Christoph,

> It's not a write barrier - a write barrier was command that ensured that
> 
> a) all previous writes were completed to the host/client
> b) all previous writes were on non-volatile storage
> 
> and
> 
> c) the actual write with the barrier bit was on non-volatile storage

Ah! the bit you are complaining about is not the bit I pointed to you, but:

> NBD_CMD_FLUSH (3)
> 
> A flush request; a write barrier. 

I can see that's potentially confusing as isn't meant to mean 'an old-style
linux kernel block device write barrier'. I think in general terms it
probably is some form of barrier, but I see no problem in deleting the
words "a write barrier" from the spec text if only to make it
clearer. However, I think the description of the command itself:

> The server MUST NOT send a successful reply header for this request before 
> all write requests for which a reply has already been sent to the client have 
> reached permanent storage (using fsync() or similar).

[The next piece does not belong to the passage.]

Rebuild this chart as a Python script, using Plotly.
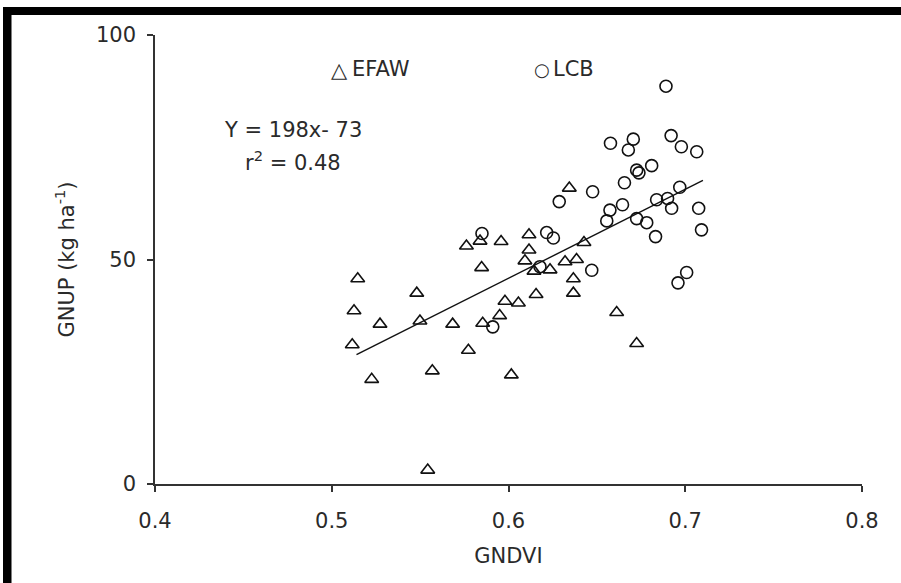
import plotly.graph_objects as go

# EFAW (triangles)
efaw_x = [0.5147, 0.5126, 0.5116, 0.5226, 0.5273, 0.5481, 0.5499, 0.5569, 0.5543, 0.5684,
          0.5773, 0.5762, 0.5848, 0.5839, 0.5958, 0.5854, 0.5980, 0.6056, 0.5950, 0.6016,
          0.6116, 0.6116, 0.6093, 0.6144, 0.6235, 0.6156, 0.6320, 0.6385, 0.6427, 0.6367,
          0.6367, 0.6344, 0.6612, 0.6725]
efaw_y = [45.7, 38.6, 31.0, 23.3, 35.6, 42.5, 36.3, 25.2, 3.1, 35.6,
          29.8, 53.0, 48.2, 54.1, 54.0, 35.8, 40.7, 40.3, 37.5, 24.3,
          55.5, 52.1, 49.7, 47.4, 47.7, 42.2, 49.5, 50.0, 53.8, 45.7,
          42.5, 65.9, 38.2, 31.3]

# LCB (circles)
lcb_x = [0.5850, 0.5911, 0.6178, 0.6216, 0.6254, 0.6471, 0.6287, 0.6476, 0.6574, 0.6645,
         0.6556, 0.6725, 0.6782, 0.6832, 0.7092, 0.7008, 0.6959, 0.6891, 0.6577, 0.6706,
         0.6678, 0.6920, 0.6978, 0.7065, 0.6725, 0.6738, 0.6810, 0.6656, 0.6838, 0.6900,
         0.6969, 0.6923, 0.7076]
lcb_y = [55.8, 35.0, 48.4, 56.0, 54.8, 47.6, 62.9, 65.1, 61.0, 62.2,
         58.6, 59.1, 58.2, 55.1, 56.6, 47.1, 44.8, 88.6, 75.9, 76.8,
         74.4, 77.6, 75.1, 74.0, 69.9, 69.3, 70.9, 67.1, 63.3, 63.6,
         66.1, 61.4, 61.4]

# Regression line endpoints (Y = 198x - 73)
fit_x = [0.514, 0.710]
fit_y = [28.8, 67.6]

x_ticks = [0.4, 0.5, 0.6, 0.7, 0.8]
x_tick_labels = ["0.4", "0.5", "0.6", "0.7", "0.8"]
y_ticks = [0, 50, 100]
y_tick_labels = ["0", "50", "100"]

FONT = "DejaVu Sans"
TXT = "#2a2a2a"

fig = go.Figure()
fig.add_trace(go.Scatter(x=fit_x, y=fit_y, mode="lines",
                         line=dict(color="#111", width=1.4), showlegend=False, name="fit"))
fig.add_trace(go.Scatter(x=efaw_x, y=efaw_y, mode="markers", name="EFAW", showlegend=False,
                         marker=dict(symbol="triangle-up-open", size=12,
                                     color="#111", line=dict(width=1.6, color="#111"))))
fig.add_trace(go.Scatter(x=lcb_x, y=lcb_y, mode="markers", name="LCB", showlegend=False,
                         marker=dict(symbol="circle-open", size=12,
                                     color="#111", line=dict(width=1.6, color="#111"))))

W, H = 901, 583
L, R, T, B = 155, 39, 35, 99
pw, ph = W - L - R, H - T - B

def px(xp):
    return (xp - L) / pw

def py(yp):
    return (H - B - yp) / ph

ann = []
ann.append(dict(x=px(339), y=py(70), xref="paper", yref="paper", text="△", showarrow=False,
                font=dict(family=FONT, size=21, color=TXT), xanchor="center", yanchor="middle"))
ann.append(dict(x=px(350), y=py(69.5), xref="paper", yref="paper", text="EFAW", showarrow=False,
                font=dict(family=FONT, size=21, color=TXT), xanchor="left", yanchor="middle"))
ann.append(dict(x=px(541.5), y=py(70), xref="paper", yref="paper", text="○", showarrow=False,
                font=dict(family=FONT, size=18, color=TXT), xanchor="center", yanchor="middle"))
ann.append(dict(x=px(551), y=py(69.5), xref="paper", yref="paper", text="LCB", showarrow=False,
                font=dict(family=FONT, size=21, color=TXT), xanchor="left", yanchor="middle"))
ann.append(dict(x=px(293), y=py(129.5), xref="paper", yref="paper", text="Y = 198x- 73",
                showarrow=False, font=dict(family=FONT, size=21, color=TXT),
                xanchor="center", yanchor="middle"))
ann.append(dict(x=px(293), y=py(161), xref="paper", yref="paper", text="r<sup>2</sup> = 0.48",
                showarrow=False, font=dict(family=FONT, size=21, color=TXT),
                xanchor="center", yanchor="middle"))

shapes = [
    dict(type="rect", xref="paper", yref="paper", x0=px(3), x1=px(905), y0=py(15), y1=py(7),
         fillcolor="black", line=dict(width=0), layer="above"),
    dict(type="rect", xref="paper", yref="paper", x0=px(3), x1=px(11.5), y0=py(590), y1=py(7),
         fillcolor="black", line=dict(width=0), layer="above"),
]

fig.update_layout(
    width=W, height=H, margin=dict(l=L, r=R, t=T, b=B, pad=0),
    paper_bgcolor="white", plot_bgcolor="white",
    font=dict(family=FONT, size=21, color=TXT),
    annotations=ann, shapes=shapes,
    xaxis=dict(range=[0.4, 0.8], tickvals=x_ticks, ticktext=x_tick_labels,
               showgrid=False, zeroline=False, showline=True, linecolor="#333", linewidth=1.5,
               ticks="outside", ticklen=6, tickwidth=1.5, tickcolor="#333",
               ticklabelstandoff=11,
               title=dict(text="GNDVI", standoff=16, font=dict(family=FONT, size=21, color=TXT))),
    yaxis=dict(range=[0, 100], tickvals=y_ticks, ticktext=y_tick_labels,
               showgrid=False, zeroline=False, showline=True, linecolor="#333", linewidth=1.5,
               ticks="outside", ticklen=6, tickwidth=1.5, tickcolor="#333",
               ticklabelstandoff=7,
               title=dict(text="GNUP (kg ha<sup>-1</sup>)", standoff=16,
                          font=dict(family=FONT, size=21, color=TXT))),
)

fig.write_html("out.html")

and the ordering section I pointed you to before, were both correct, yes?


>> The point still remains that "X was sent before Y" is difficult to
>> determine on the client side if X was sent over a different TCP channel
>> than Y, because a packet might be dropped (requiring a retransmit) for
>> X, and similar things. If blk-mq can deal with that, we're good and
>> nothing further needs to be done. If not, this should be evaluated by
>> someone more familiar with the internals of the kernel block subsystem
>> than me.
> 
> The important bit in all the existing protocols, and which Linux relies
> on is that any write the Linux block layer got a completion for earlier
> needs to be flushed out to non-volatile storage when a FLUSH command is
> set.  Anything that still is in flight does not matter.  Which for
> NBD means anything that you already replies to need to be flushed.

... that's what it says (I hope).

> Or to say it more practicly - in the nbd server you simply need to
> call fdatasync on the backing device or file whenever you get a FLUSH
> requires, and it will do the right thing.

actually fdatasync() technically does more than is necessary, as it
will also flush commands that have been processed, but for which no
reply has yet been sent - that's no bad thing.